Alwan pleaded guilty in 2003 to providing support to al Qaeda and served most of a nearly 10-year prison sentence. He says he was testifying Thursday because he was subpoenaed by the government.

NY-Born Man Sentenced For Role With Al Qaeda Testifies Against Bin Laden's Son-In-Law

Alwan's sentence was reduced in return for his testimony in a Guantanamo Bay case, WCBS 880's Irene Cornell reported.

He told the jury he's no longer obligated to testify for the government, but said he's "atoning for mistakes I made. I want to help my government."

When asked to look around the courtroom and see if he would recognize anyone he encountered in Afghanistan in 2001, Alwan said he couldn't say with certainty if that was the case.

He did identify the defendant in a picture that shows him sitting outside a cave with Osama bin Laden.

The 41-year-old Alwan says he was born in Buffalo, N.Y., but went to Afghanistan with three others after meeting them at a mosque in Lackawanna, N.Y., where he grew up.

In opening statements on Wednesday, Assistant U.S. Attorney Nicholas Lewin said Abu Ghaith was asked by his father-in-law, Osama bin Laden, on the afternoon of Sept. 11, 2001, to use his oratory skills as the public face of al Qaeda to recruit and inspire others to attack the United States.
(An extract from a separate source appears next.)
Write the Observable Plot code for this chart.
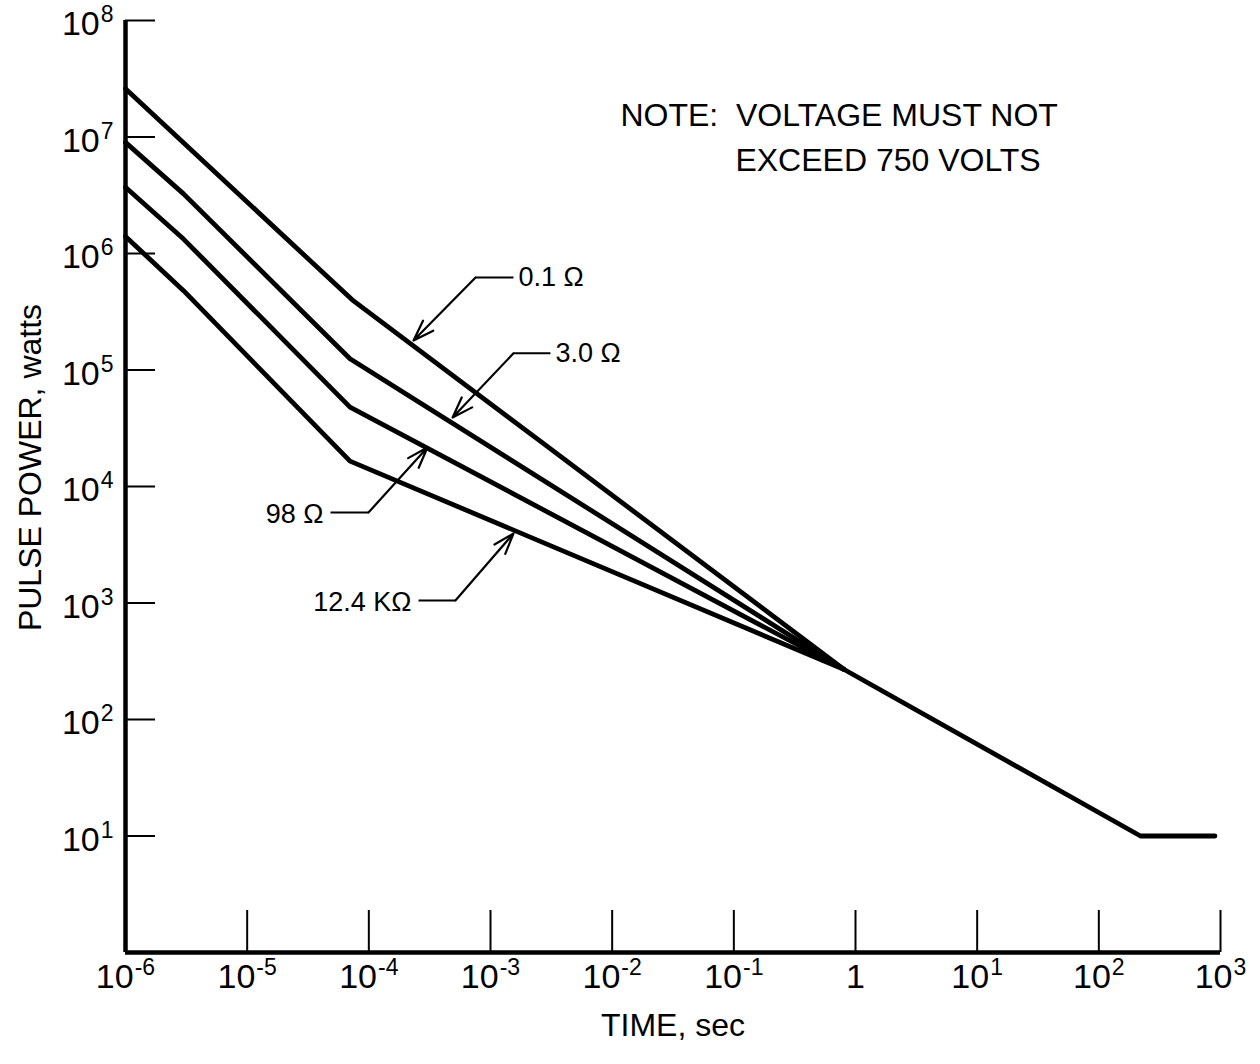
<!DOCTYPE html>
<html><head><meta charset="utf-8">
<script src="https://cdn.jsdelivr.net/npm/d3@7"></script>
<script src="https://cdn.jsdelivr.net/npm/@observablehq/plot@0.6"></script>
<style>
body{margin:0;background:#fff;}
#chart svg{display:block;}
</style></head><body><div id="chart"></div>
<script>
// ---- data ----
const seriesNames = ["0.1 Ω", "3.0 Ω", "98 Ω", "12.4 KΩ"];

const time01  = [1e-6, 7.3e-5, 2.5e-3, 0.8];
const power01 = [2.6e7, 4e5, 2.5e4, 270];

const time3   = [1e-6, 3e-6, 7e-5, 0.8];
const power3  = [9e6, 3.25e6, 1.25e5, 270];

const time98  = [1e-6, 3e-6, 7e-5, 0.8];
const power98 = [3.7e6, 1.33e6, 4.8e4, 270];

const time12k  = [1e-6, 3e-6, 7e-5, 0.8];
const power12k = [1.4e6, 4.8e5, 1.65e4, 270];

// common tail shared by all curves
const timeTail  = [0.8, 220, 900];
const powerTail = [270, 10, 10];

const xTickValues = [1e-6, 1e-5, 1e-4, 1e-3, 1e-2, 1e-1, 1, 1e1, 1e2, 1e3];
const yTickValues = [1e1, 1e2, 1e3, 1e4, 1e5, 1e6, 1e7, 1e8];

// annotation leaders: label end, elbow, arrow tip
const leaderTimeFar   = [1.545e-3, 3.11e-3, 4.84e-5, 2.56e-4];
const leaderTimeElbow = [7.54e-4, 1.545e-3, 9.93e-5, 5.15e-4];
const leaderPower     = [6.22e5, 1.39e5, 5.98e3, 1.05e3];
const leaderTimeTip   = [2.33e-4, 4.88e-4, 3.03e-4, 1.545e-3];
const leaderPowerTip  = [1.79e5, 3.91e4, 2.16e4, 3.95e3];

const noteLines = ["NOTE:\u00a0 VOLTAGE MUST NOT", "EXCEED 750 VOLTS"];
const noteTime  = [1.17e-2, 0.103];
const notePower = [1.53e7, 6.29e6];

const xTitle = "TIME, sec";
const yTitle = "PULSE POWER, watts";

// ---- build tables ----
const rows = [];
function addSeries(name, ts, ps) { ts.forEach((t, i) => rows.push({series: name, t, p: ps[i]})); }
addSeries(seriesNames[0], time01, power01);
addSeries(seriesNames[1], time3, power3);
addSeries(seriesNames[2], time98, power98);
addSeries(seriesNames[3], time12k, power12k);
addSeries("tail", timeTail, powerTail);

const leaders = seriesNames.map((s, i) => ({
  series: s, tFar: leaderTimeFar[i], tElbow: leaderTimeElbow[i], p: leaderPower[i],
  tTip: leaderTimeTip[i], pTip: leaderPowerTip[i], side: i < 2 ? "right" : "left"
}));
const notes = noteLines.map((s, i) => ({text: s, t: noteTime[i], p: notePower[i]}));

const fmt = d => { const e = Math.round(Math.log10(d)); return e === 0 ? "1" : "10^" + e; };
const font = "'Liberation Sans', Arial, Helvetica, sans-serif";

const chart = Plot.plot({
  width: 1260, height: 1064,
  marginLeft: 125, marginRight: 40, marginTop: 20, marginBottom: 112,
  style: {fontFamily: font, background: "#fff", color: "#000", overflow: "visible"},
  x: {type: "log", domain: [1e-6, 1e3]},
  y: {type: "log", domain: [1, 1e8]},
  marks: [
    // tick marks pointing inward
    Plot.axisY({ticks: yTickValues, tickSize: 30, dx: 30, strokeWidth: 2, tickFormat: () => "", label: null}),
    Plot.axisX({ticks: xTickValues.slice(1), tickSize: 42, dy: -42, strokeWidth: 2, tickFormat: () => "", label: null}),
    // tick labels
    Plot.axisY({ticks: yTickValues, tickSize: 0, tickPadding: 12, dy: 4, tickFormat: fmt, fontSize: 34, label: null}),
    Plot.axisX({ticks: xTickValues, tickSize: 0, tickPadding: 11, tickFormat: fmt, fontSize: 34, label: null}),
    // axis lines
    Plot.ruleX([1e-6], {stroke: "#000", strokeWidth: 4.5}),
    Plot.ruleY([1], {stroke: "#000", strokeWidth: 4.5}),
    // curves
    Plot.line(rows, {x: "t", y: "p", z: "series", stroke: "#000", strokeWidth: 4.8,
      strokeLinejoin: "round", strokeLinecap: "round"}),
    // leaders
    Plot.link(leaders, {x1: "tFar", y1: "p", x2: "tElbow", y2: "p", stroke: "#000", strokeWidth: 2}),
    Plot.arrow(leaders, {x1: "tElbow", y1: "p", x2: "tTip", y2: "pTip", stroke: "#000", strokeWidth: 2.2,
      headLength: 15, headAngle: 38}),
    Plot.text(leaders.filter(d => d.side === "right"), {x: "tFar", y: "p", text: "series",
      textAnchor: "start", dx: 5, fontSize: 27, fill: "#000"}),
    Plot.text(leaders.filter(d => d.side === "left"), {x: "tFar", y: "p", text: "series",
      textAnchor: "end", dx: -7, dy: 2, fontSize: 27, fill: "#000"}),
    // note
    Plot.text(notes, {x: "t", y: "p", text: "text", textAnchor: "start", fontSize: 32, fill: "#000"}),
    // axis titles
    Plot.text([xTitle], {frameAnchor: "bottom", dy: 83, fontSize: 32, fill: "#000"}),
    Plot.text([yTitle], {frameAnchor: "left", textAnchor: "middle", rotate: -90, dx: -95, dy: -19, fontSize: 32, fill: "#000"})
  ]
});

// render superscripts in tick labels
d3.select(chart).selectAll("text").each(function() {
  const el = d3.select(this);
  const s = el.text();
  if (!/^10\^-?\d+$/.test(s)) return;
  const exp = s.split("^")[1];
  el.text("");
  el.append("tspan").text("10");
  el.append("tspan").attr("dy", -13).attr("dx", 1).attr("font-size", 23).text(exp);
});

document.getElementById("chart").appendChild(chart);
</script>
</body></html>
"While our buildings still burned, he agreed - in what is the most important moment in al Qaeda's savage history," Lewin said in opening statements in a Manhattan courthouse. "He invoked his twisted view of Islam and declared 'Fight thee against the friends of Satan. Fight with al Qaeda against America.'"

Abu Ghaith, a onetime imam at a Kuwaiti mosque, was brought to New York from Turkey last year. He has pleaded not guilty to charges he conspired to kill Americans after the Sept. 11 attacks.

Defense attorney Stanley Cohen, in his opening statement Wednesday, mocked the government's presentation, telling jurors: "You've just been to the movies ladies and gentlemen. Good afternoon."

"For more than a year after, the defendant used the murderous power of his words to try to strengthen al Qaeda," Lewin said.

He quoted the defendant several times, saying that he said weeks after the attack: "These young men who have destroyed the United States and launched the storm of airplanes against it have done a good deed. The storm of airplanes will not abate."

When Lewin finished, Cohen made fun of the prosecutor's explanation of the case. He reminded jurors that his client is not bin Laden, and said the trial is not about the Sept. 11 plot.

"This is Sulaiman Abu Ghaith, a Muslim, an Arab, from Kuwait, a husband, a father, an imam, a talker, an ideologue," he said of his client.

He told them some of what his client had said was "dumb" and he urged jurors to keep open minds.

"At the end of the day, there's really no evidence," Cohen said. "There is the substitution for evidence with fright and alarm."